Monday, August 18, 2014

Robin Williams & Suicide: What Should Our Response Be?

Before you read the main body of this post, let me give you some background on the worldview from which this post is written. I was placed in foster care at the age of five and for the first time in my life I felt love and security and had a special bond with my foster dad. He and my foster mom adopted me a few months later. When I was seven years old my adopted father committed suicide, which for my life topped the list of painful experiences. I'm a little late to the Robin Williams blog game, but that is because it took me a little longer to process than it may have taken the average human who hasn't been affected by parental suicide.


If you haven't heard by now, Robin Williams tragically and surprisingly took his own life a week ago. As a survivor of parental suicide the news hit me differently than it probably hit most people. Yes there was the shock and sadness over losing such a huge character in my childhood, but there was also the flood of memories from hearing the news that my dad killed himself. Along with the sadness of the loss of this iconic figure, came anger. Anger with my dad, but also anger with Robin Williams, and anger towards the way the media was handling this situation as well. Before you judge me for my anger, let me explain.

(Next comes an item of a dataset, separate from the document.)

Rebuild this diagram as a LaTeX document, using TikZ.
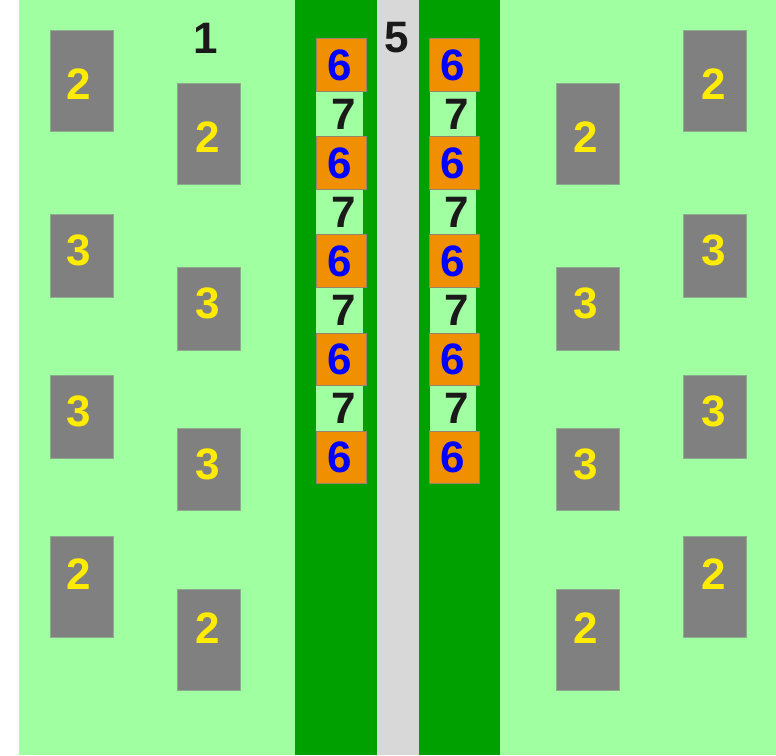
\documentclass[tikz,border=0pt]{standalone}
\usepackage{fontspec}
\setmainfont{Liberation Sans}
\usetikzlibrary{positioning}

\definecolor{grass}{RGB}{160,255,160}
\definecolor{hedge}{RGB}{0,160,0}
\definecolor{lane}{RGB}{216,216,216}
\definecolor{slabgray}{RGB}{128,128,128}
\definecolor{slabedge}{RGB}{140,170,140}
\definecolor{tagyellow}{RGB}{255,236,0}
\definecolor{bayorange}{RGB}{240,144,0}
\definecolor{bayedge}{RGB}{150,130,110}
\definecolor{inkblack}{RGB}{26,26,26}

\begin{document}
\begin{tikzpicture}[
    x=1pt, y=-1pt,
    digits/.style={font=\fontsize{44}{44}\selectfont\bfseries, inner sep=0pt},
    slab/.style={rectangle, draw=slabedge, line width=0.6pt, fill=slabgray,
                 minimum width=63pt, minimum height=#1, inner sep=0pt,
                 anchor=north west},
    tag/.style={digits, text=tagyellow},
    bay/.style={rectangle, draw=bayedge, line width=0.6pt, fill=bayorange,
                minimum width=50pt, minimum height=52.6pt, inner sep=0pt,
                anchor=north west},
    gap/.style={rectangle, fill=grass, minimum width=#1, minimum height=46pt,
                inner sep=0pt, anchor=north west},
    baynum/.style={digits, text=blue},
    gapnum/.style={digits, text=inkblack},
    areamark/.style={digits, text=inkblack},
]
\useasboundingbox (0,0) rectangle (776,755);

%% Ground, hedges and lane
\fill[white] (0,0) rectangle (19,755);
\fill[grass] (19,0) rectangle (776,755);
\fill[hedge] (295.3,0) rectangle (376.7,755);
\fill[hedge] (419.3,0) rectangle (500,755);
\fill[lane]  (376.7,0) rectangle (419.3,755);

%% Slabs on both sides
\foreach \x/\top/\h/\tx/\ty/\d [count=\i] in {
    50/30/100.5/79/84.5/2,    50/214/82.7/79/250/3,     50/375/82.5/79/411/3,     50/536/100.5/79/574.5/2,
    177/83/100.5/207.5/137.5/2, 177/267/82.5/207.5/303/3, 177/428/82/207.5/464/3,   177/589/100.5/207.5/628/2,
    556/83/100.5/586/137.5/2, 556/267/82.5/586/303/3,   556/428/82/586/464/3,     556/589/100.5/586/628/2,
    683/30/100.5/714/84.5/2,  683/214/82.7/714/250/3,   683/375/82.5/714/411/3,   683/536/100.5/714/574.5/2}
{
    \node[slab=\h pt] (slab\i) at (\x,\top) {};
    \node[tag] (tag\i) at (\tx,\ty) {\d};
}

%% Gaps between bays
\foreach \k in {0,...,3}
{
    \node[gap=47pt]   (gapL\k) at (316,90.6+98.2*\k) {};
    \node[gap=46.4pt] (gapR\k) at (429.3,90.6+98.2*\k) {};
    \node[gapnum] (gapnumL\k) at (344,114+98.2*\k) {7};
    \node[gapnum] (gapnumR\k) at (457,114+98.2*\k) {7};
}

%% Bays along the lane
\foreach \k in {0,...,4}
{
    \node[bay] (bayL\k) at (316,38+98.2*\k) {};
    \node[bay] (bayR\k) at (429.3,38+98.2*\k) {};
    \node[baynum] (baynumL\k) at (339.7,65+98.2*\k) {6};
    \node[baynum] (baynumR\k) at (452.8,65+98.2*\k) {6};
}

%% Area marks
\node[areamark] (area) at (205.5,38) {1};
\node[areamark] (road) at (396.5,38) {5};
\end{tikzpicture}
\end{document}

Suicide is literally the most selfish act a person can perform. Suicide is the easy, self centered, cowardly way out. It is literally the murder of one's self. You are stealing away a life from people who love you. I don't want to downplay the sadness of a great loss, but I also don't want to see suicide honored and celebrated in our society. There seemed to be an outpouring of people celebrating the fact that Robin Williams is no longer in pain. Death is a part of life, and when someone lives a great life we should celebrate their life and impact they they had on our society. But we cannot celebrate their death. The wound left with the family of someone who passed due to self-murder is something that can only be understood by the family of a person who committed suicide. Williams left behind three children. Anytime a parent is lost it is tough, however when your parent commits suicide it is a whole new level of pain and questioning. These three children, although adults, will wonder for the rest of their lives if there is something they could have done differently. They will wonder why their dad didn't see them as worthy to stay around for. As the popular meme circulating the web states, "Genie, You're Free..." but your family is not.

I understand depression and suicidal tendencies. I was moments away from committing suicide as a 17 year old high school student when a friend called me as a last ditch outcry for help before she took her life. I convinced my friend that her life was worth living, and in doing so I convinced myself that I had to make that same decision to always choose life no matter how hard it may be. At the end of the day I knew I could never do to anyone else what my dad did to me. We need to step up as a society and let the world know that suicide is not an appropriate response to depression. Regardless of how alone you think you may be, there are people who care about you and who will be severely wounded by your decision to take your own life. You have value. You have purpose. There is always a reason to choose life.  Let's celebrate the life and career of Robin Williams, but let's not pretend like his decision to take his own life was a good or acceptable one. Suicide is never the answer.